I have learned a great deal about many things. I’ve met some amazing people, seen some amazing birds – and the year is only half over. Now comes the advertising part. I’m learning about social media in a way speaking to someone or attending a conference can never do. I’m doing it. All by myself. With a budget of zero. I started a blog, Twitter account and a Facebook page. I have never used any of these mediums for promotion of something before. In a short time, I amassed over 300 followers on Twitter (Margaret Atwood among them), over 200 likes for my Facebook page (with steady interaction) and whenever I post to my blog (weekly), I get at significant spike in page views. The numbers aren’t huge but I’ve done all my social networking alone and when I made a tweet about whether or not I should pack up my twins and drive 1500 km to see one single bird only to drive right back again, I get several replies in minutes, sometimes seconds. Not bad for an old TV, print, and radio ad guy. All this learning I apply to my job every single day. And DDB knows how valuable this is to them. They are fully supportive of the project. I need to use my own vacation time to make emergency trips, but they have no problem with me working from the road, forest or even a swamp, while I chase a rare birds (some of my best ideas come to me away from the ad world).

So I beg all you creatives out there, stop thinking of awards and print and TV scripts and even stunts every night at 6 pm. Put your brain to something creative that is just for you. It’ll pay off in the end. You might even think a bit differently about advertising. One thing is for sure, you’ll be happy not to have any creative director, account person or client tell you if it’s the right thing; you’ll be the only one who knows that.

I already have an idea for another documentary that I plan to start in 2013. Go ahead, beat me to it.

  • Paul Riss

    This is exactly what I’m talking about.
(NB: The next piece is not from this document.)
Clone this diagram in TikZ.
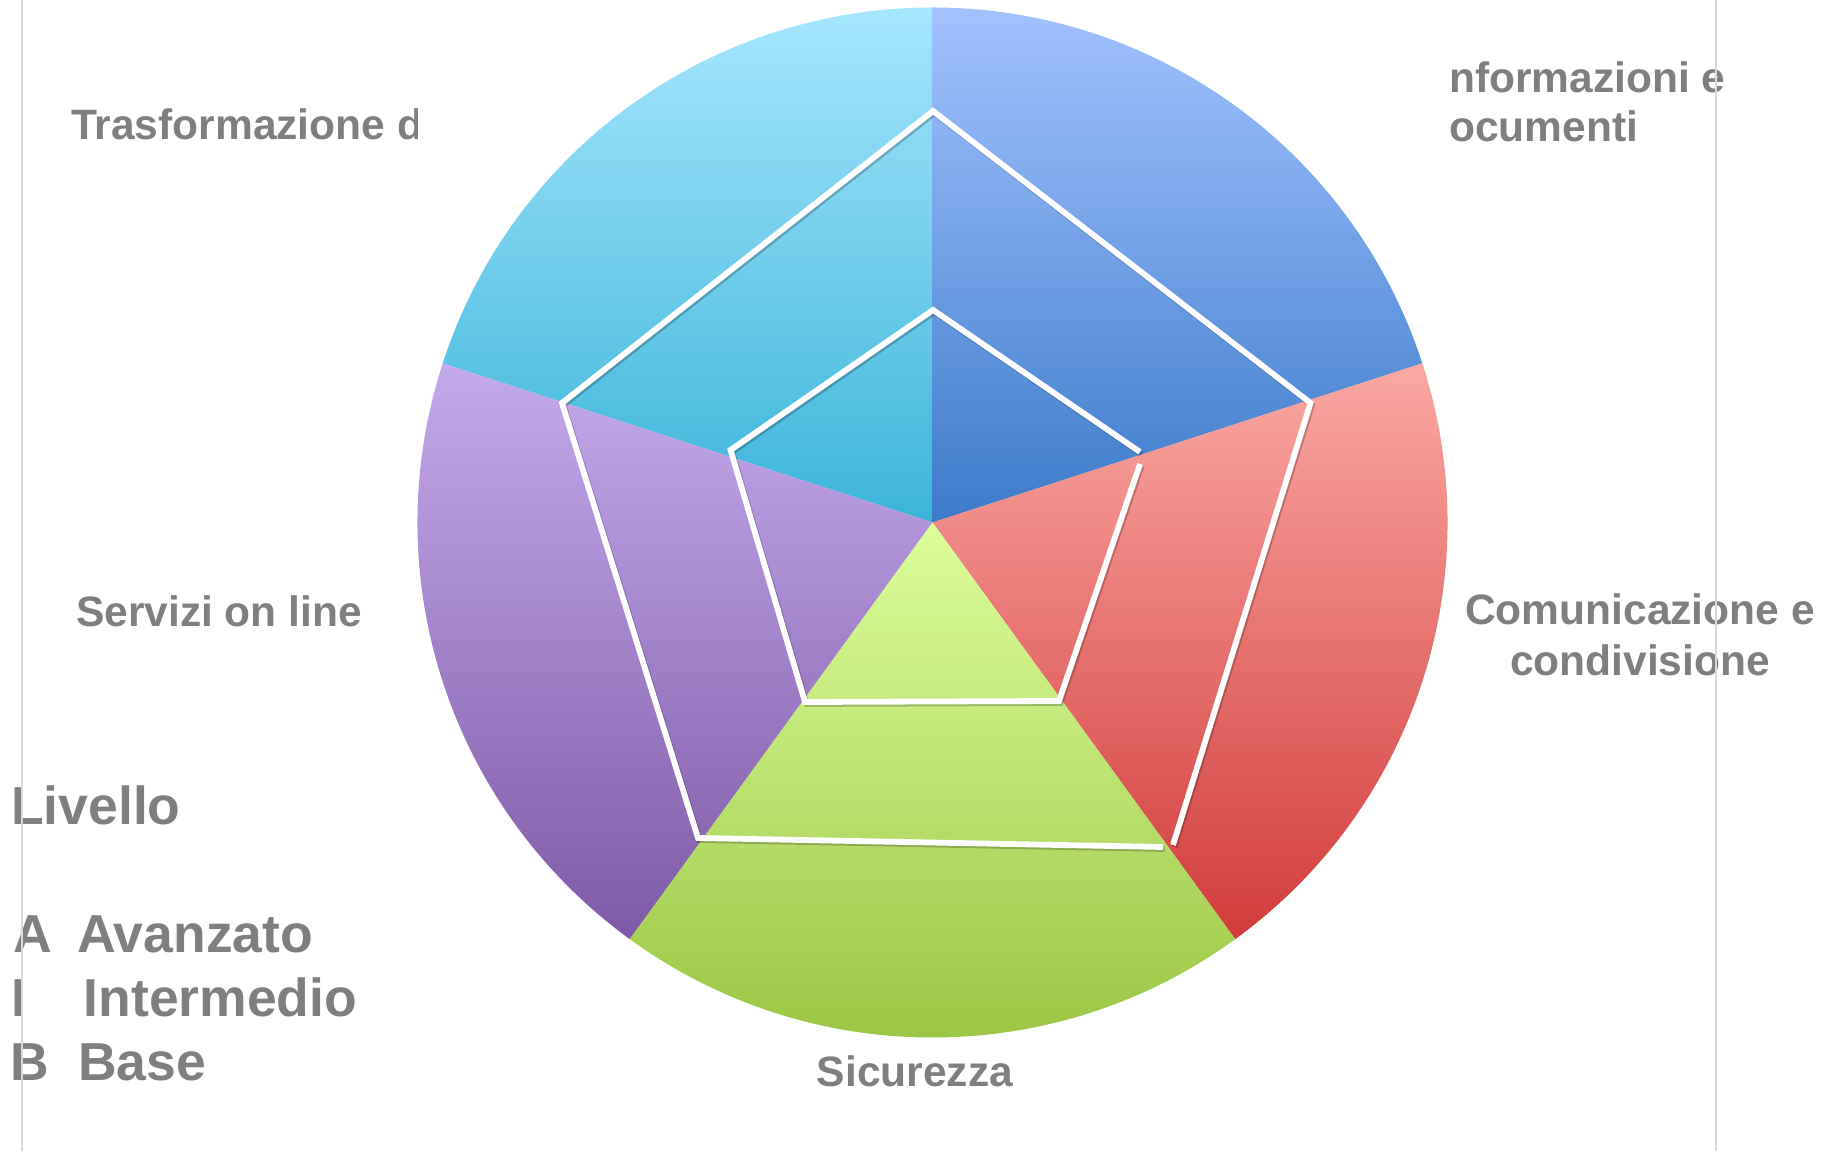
\documentclass[tikz,border=0pt]{standalone}
\usepackage{fontspec}
\setmainfont{Liberation Sans}
\definecolor{txtgray}{HTML}{7F7F7F}
\definecolor{rulegray}{HTML}{D9D9D9}
\definecolor{cyanT}{HTML}{A6E6FE}
\definecolor{cyanB}{HTML}{3BB4D8}
\definecolor{blueT}{HTML}{A3C2FF}
\definecolor{blueB}{HTML}{3C7BCA}
\definecolor{redT}{HTML}{FBA8A3}
\definecolor{redB}{HTML}{D13B3B}
\definecolor{purpT}{HTML}{C4AAEB}
\definecolor{purpB}{HTML}{7E5AA6}
\definecolor{greenT}{HTML}{DCFE9C}
\definecolor{greenB}{HTML}{9CC645}
\begin{document}
\begin{tikzpicture}[x=1pt,y=1pt,
  lbl/.style={inner sep=0pt, text=txtgray, font=\fontsize{42.5}{50}\selectfont\bfseries},
  leg/.style={inner sep=0pt, text=txtgray, font=\fontsize{53.5}{62}\selectfont\bfseries, anchor=base west},
  radar/.style={draw=white, line width=5.8pt, line join=miter},
  radarshadow/.style={draw=black, draw opacity=0.22, line width=5.8pt, line join=miter, transform canvas={shift={(1.5pt,-2pt)}}},
  vrule/.style={draw=rulegray, line width=2pt}]
\useasboundingbox (0,0) rectangle (1833,1151);
\fill[white] (0,0) rectangle (1833,1151);

\coordinate (C) at (932.5,628.5);
\def\R{515pt}

% sectors
\begin{scope}
  \clip (C) -- ++(90:\R) arc[start angle=90,end angle=162,radius=\R] -- cycle;
  \shade[top color=cyanT,bottom color=cyanB] (400,628.5) rectangle (950,1143.5);
\end{scope}
\begin{scope}
  \clip (C) -- ++(18:\R) arc[start angle=18,end angle=90,radius=\R] -- cycle;
  \shade[top color=blueT,bottom color=blueB] (920,628.5) rectangle (1460,1143.5);
\end{scope}
\begin{scope}
  \clip (C) -- ++(-54:\R) arc[start angle=-54,end angle=18,radius=\R] -- cycle;
  \shade[top color=redT,bottom color=redB] (920,211.9) rectangle (1460,787.6);
\end{scope}
\begin{scope}
  \clip (C) -- ++(162:\R) arc[start angle=162,end angle=234,radius=\R] -- cycle;
  \shade[top color=purpT,bottom color=purpB] (400,211.9) rectangle (950,787.6);
\end{scope}
\begin{scope}
  \clip (C) -- ++(234:\R) arc[start angle=234,end angle=306,radius=\R] -- cycle;
  \shade[top color=greenT,bottom color=greenB] (600,113.5) rectangle (1260,628.5);
\end{scope}

% radar polygons
\coordinate (O1) at (933,1040);
\coordinate (O2) at (1310.5,748);
\coordinate (O3r) at (1173,306);
\coordinate (O3b) at (1163,304);
\coordinate (O4) at (698,313);
\coordinate (O5) at (562,748);
\coordinate (I1) at (933,841);
\coordinate (I2a) at (1140,699);
\coordinate (I2b) at (1140,687);
\coordinate (I3) at (1059,450);
\coordinate (I4) at (805,449);
\coordinate (I5) at (730.6,701);

\draw[radarshadow] (O3b) -- (O4) -- (O5) -- (O1) -- (O2) -- (O3r);
\draw[radarshadow] (I2b) -- (I3) -- (I4) -- (I5) -- (I1) -- (I2a);
\draw[radar] (O3b) -- (O4) -- (O5) -- (O1) -- (O2) -- (O3r);
\draw[radar] (I2b) -- (I3) -- (I4) -- (I5) -- (I1) -- (I2a);

% labels
\begin{scope}
  \clip (0,0) rectangle (417,1151);
  \node[lbl, anchor=base west] (trasf) at (71,1011) {Trasformazione d};
\end{scope}
\node[lbl, anchor=base west] (info1) at (1449,1058) {nformazioni e};
\node[lbl, anchor=base west] (info2) at (1449,1009) {ocumenti};
\node[lbl, anchor=base] (com1) at (1640,526) {Comunicazione e};
\node[lbl, anchor=base] (com2) at (1640,475) {condivisione};
\node[lbl, anchor=base west] (serv) at (76,524) {Servizi on line};
\node[lbl, anchor=base] (sic) at (915,65) {Sicurezza};

\node[leg] (liv) at (11,326) {Livello};
\node[leg] (la) at (13,198) {\makebox[64pt][l]{A}Avanzato};
\node[leg] (li) at (11,134) {\makebox[72.5pt][l]{I}Intermedio};
\node[leg] (lb) at (10,71) {\makebox[68pt][l]{B}Base};

% vertical rules
\draw[vrule] (22,0) -- (22,1151);
\draw[vrule] (1715.5,0) -- (1715.5,1151);
\end{tikzpicture}
\end{document}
Nice work by Jon Murray at BBDO.

  • Lawrence Mannino

    Nice post – funny how we get into this business because it’s related to our creative passions, then sometimes it just becomes a job in a channel – for awhile, anyway – then you walk away for awhile (at least in your head) and rediscover how to play – that’s key, not childish, but childlike – and then it all works, once again – for me, anyway – kudos, and use a condensed font for the tats, just in case -

  • Flavio Alvarez

    Very nice article. I would hope that you never have to ask a creative to explore  and create outside of advertising, but sometimes people get in a rut and it’s good to have nice reminder of why we do things: Because we love to, Best of luck with your documentary.